The ceremony began in the auditorium. The television in the overflow was outdated , analogue screen. The technicians came  late and spent an hour fixing it.  People continued to pour into the filled overflows. Some hung on the stair case. Everyone settled into the confusion. The focus switched to the two hazy small screens.  They must have been bought in the 1980’s and forgotten in a dusty store.

The Chief Justice is the head of the Body of Benchers.  He was resplendent in his robe. The Body of Benchers is the most distinguished legal body in the country. It admits into legal practice and has the responsibility to maintain professional discipline. It is constituted by our legal leading lights.  What it didn’t show that day was that it had the capacity to organize any  solemn event.

The tedium in the overflow was made worse by the address of the Chief Justice. He read largely from a prepared speech. It was all drabness. Children made noises of fatigue. Some guests hanging on the stair case succeeded in enticing or cajoling  security officers and were smuggled into the main auditorium. The International conference Centre was an Ogbete  scene. The Body of Benchers sat in dignified benches and robes and pretended they were not aware of the chaos they authored outside.

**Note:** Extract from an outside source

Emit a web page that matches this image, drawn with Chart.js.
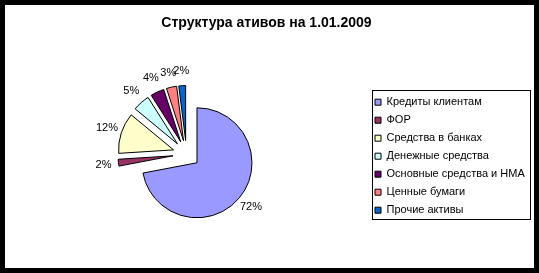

The graduates were called by name. Of the about  4000 that graduated,  3000 had ordinary pass.  They were barely allowed to graduate. Perhaps for logistical reasons. So that the Law School is not clogged up. So that those leaving the university this year can have spaces. The Body of Benchers did not apologize to the parents for the poor performance of the students. This distinguished body perhaps didn’t address its mind to the results.

That elaborate disorder christened ‘call-to-the-bar ceremony’ by the Body of Benchers was effectively a ‘let-my-people-go’ ceremony.  If what the Body of Benchers showcased  in the organization of the ceremony is reliable, then the fault may not lie with the  bumbling students. The students  must have performed poorly because the quality of education they received was miserable.

It is the prerogative of the body of wise learned men to decide how to conduct these rituals. But if they can’t see that dragging everybody to Abuja is cumbersome then they must spread the ceremony over a month rather than two days. They should at every occasion restrict the invitations to just a number they can manage with dignity. The ceremony ended. No one, not even the Chief Justice, apologized for its agonizing shoddiness.

But wasn’t all gloom. Parents heard the names of their children and shouted ‘Praise da Lord.’ The three best students were all women.  I was told  they have been dominating for a while. Where they do not dominate is in the appeal courts and the supreme courts. The Body of Benchers  itself is masculine.  The  Benchers must look at the results. And  must ask  why  themselves  why women graduate best from law school but don’t fill the supreme court. Women have the capacity to fill 50% of seats in the appeal courts and the supreme court, on merit.

There were 29 first class students. The North was missing in action. The north must challenge the domination of the south. This cannot be reversed by quota system. It will be challenged by improving the quality of education across the whole region. This is where rivalry is healthy and this where rivalry is most needed.  It is not in the allocation of seats in the senior courts by quota system.

Abuja airport was clogged. The ceremonies lacked meaningful content. And they inflicted unnecessary pain.  Let these ceremonies take place in the states or in the six  law school campuses. So that families and friends can celebrate with the new wigs without gnashing their teeth.